Costa Rican coffee at a glance
| Region | Approx. altitude | Typical flavour |
|---|---|---|
| Tarrazu | 1,200-1,900 m | Bright citric acidity, honeyed sweetness, dense and complex |
| Central Valley | 1,000-1,700 m | Lively acidity, medium-full body, chocolate and fruit |
| West Valley | 700-1,600 m | Stone fruit, caramel, orange; strong honey-process tradition |
| Tres Rios | 1,200-1,650 m | Refined acidity, balance, long clean finish |
| Orosi | 1,000-1,400 m | Chocolatey, elegant, moderate acidity |
| Turrialba | 500-1,400 m | Gentle acidity, light body, delicate aromatics |
| Brunca | 600-1,700 m | Smooth and mild low down; citrus and floral up high |
| Guanacaste | 600-1,350 m | Soft acidity, moderate body, bittersweet finish |
How it compares to its neighbours
Set against Colombian coffee, Costa Rica tends to read drier and more citric where Colombia leans juicier and rounder, and Colombia grows on a vastly larger scale across three Andean ranges. Guatemala, working similar volcanic ground, often gives more body and cocoa weight. Panama, next door, is defined in the public mind by Geisha and its floral extremes rather than by balance.

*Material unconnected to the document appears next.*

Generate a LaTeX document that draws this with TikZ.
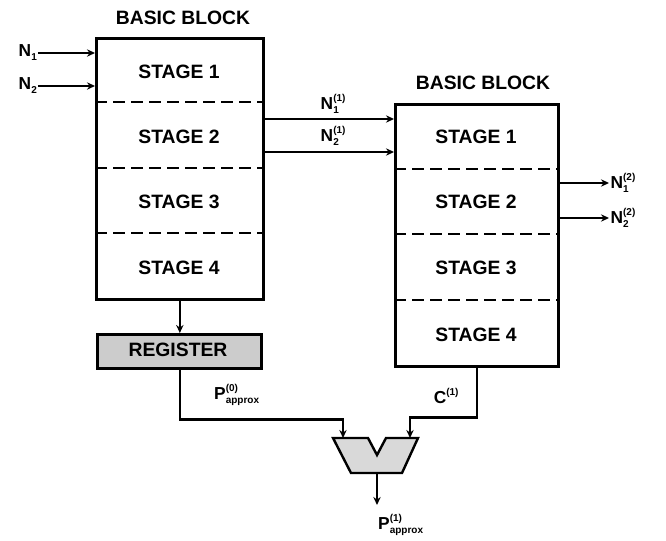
\documentclass[tikz,border=0pt]{standalone}
\usepackage{fontspec}
\setmainfont{Liberation Sans}
\usetikzlibrary{arrows.meta,calc}
\newcommand\ssz{\fontsize{7.5}{8}\selectfont\bfseries}
\newcommand\scr[3]{#1\setbox0\hbox{\ssz #2}\setbox2\hbox{\ssz #3}%
  \ifdim\wd0>\wd2 \dimen0=\wd0 \else \dimen0=\wd2 \fi
  \rlap{\raisebox{-3pt}{\copy0}}\rlap{\raisebox{6pt}{\copy2}}\hskip\dimen0}
\begin{document}
\begin{tikzpicture}[x=0.75pt,y=-0.75pt,
  every node/.style={font=\fontsize{14.5}{17}\selectfont\bfseries, inner sep=1pt},
  lbl/.style={font=\fontsize{13}{15}\selectfont\bfseries},
  blk/.style={draw, line width=2pt, anchor=north west},
  sep/.style={dashed, dash pattern=on 9pt off 4.5pt, line width=1.8pt},
  arr/.style={line width=1.9pt, -{Stealth[length=6pt,width=5.5pt]}},
  ln/.style={line width=1.9pt}]
\useasboundingbox (0,0) rectangle (666,541);
% left block
\node[blk, minimum width=125.25pt, minimum height=195.75pt] (lb) at (95,37) {};
\node (lbt) at (183,18) {BASIC BLOCK};
\draw[sep] (95,102) -- (262,102);
\draw[sep] (95,168) -- (262,168);
\draw[sep] (95,233) -- (262,233);
\node (ls1) at (179,72) {STAGE 1};
\node (ls2) at (179,137) {STAGE 2};
\node (ls3) at (179,202) {STAGE 3};
\node (ls4) at (179,268) {STAGE 4};
% right block
\node[blk, minimum width=122.25pt, minimum height=196.5pt] (rb) at (394,103) {};
\node (rbt) at (483,83) {BASIC BLOCK};
\draw[sep] (394,169) -- (557,169);
\draw[sep] (394,234) -- (557,234);
\draw[sep] (394,300) -- (557,300);
\node (rs1) at (476,137) {STAGE 1};
\node (rs2) at (476,202) {STAGE 2};
\node (rs3) at (476,268) {STAGE 3};
\node (rs4) at (476,335) {STAGE 4};
% register
\node[blk, fill=black!20, minimum width=123pt, minimum height=25.5pt] (reg) at (96,333) {};
\node (regt) at (178,350) {REGISTER};
% inputs
\node[lbl] (n1) at (25,53) {\scr{N}{1}{}};
\node[lbl] (n2) at (25,86) {\scr{N}{2}{}};
\draw[arr] (n1.east) ++(5,0) -- (n1.east -| lb.west);
\draw[arr] (n2.east) ++(5,0) -- (n2.east -| lb.west);
% middle
\coordinate (m1) at (262,119);
\coordinate (m2) at (262,152);
\draw[arr] (lb.east |- m1) -- (rb.west |- m1);
\draw[arr] (lb.east |- m2) -- (rb.west |- m2);
\node[lbl] (n11) at (327,104) {\scr{N}{1}{(1)}};
\node[lbl] (n21) at (327,136) {\scr{N}{2}{(1)}};
% right outputs
\coordinate (o1) at (609,183);
\coordinate (o2) at (609,218);
\draw[arr] (rb.east |- o1) -- (o1);
\draw[arr] (rb.east |- o2) -- (o2);
\node[lbl, anchor=west] (n12) at (o1) {\scr{N}{1}{(2)}};
\node[lbl, anchor=west] (n22) at (o2) {\scr{N}{2}{(2)}};
% register arrow
\draw[arr] (lb.south) -- (lb.south |- reg.north);
% adder
\coordinate (addinL) at (343,438);
\coordinate (addinR) at (410,438);
\coordinate (addout) at (377,473);
\draw[line width=1.8pt, fill=black!15, line join=miter]
  (333,438) -- (368,438) -- (377,455) -- (386,438) -- (418,438) -- (402,473) -- (351,473) -- cycle;
\draw[arr] (reg.south -| lb.south) -- ++(0,50) -| (addinL);
\draw[arr] (rb.south) -- ++(0,50) -| (addinR);
\coordinate (pout) at (377,505);
\draw[arr] (addout) -- (pout);
\node[lbl] (p0) at (220,395) {\scr{P}{approx}{(0)}};
\node[lbl] (c1) at (440,398) {\scr{C}{}{(1)}};
\node[lbl] (p1) at (384,525) {\scr{P}{approx}{(1)}};
\end{tikzpicture}
\end{document}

Costa Rica's real edge is not one flavour note. It is consistency and infrastructure: a small country, dense with micromills, with a national institute, a defined region map, an altitude grading system and a processing vocabulary it exported to everyone else.
The bottom line
Costa Rican coffee is the balanced, high-grown, cleanly processed arabica that much of the specialty world uses as its reference point. Start with an SHB lot from Tarrazu if you want the archetype, a West Valley honey if you want to taste what the country popularised, or a Turrialba or Guanacaste lot if you want something gentler. And when you read that Costa Rica is 100% arabica by law, remember that the law changed in 2018, even if the coffee in the bag, in practice, mostly has not.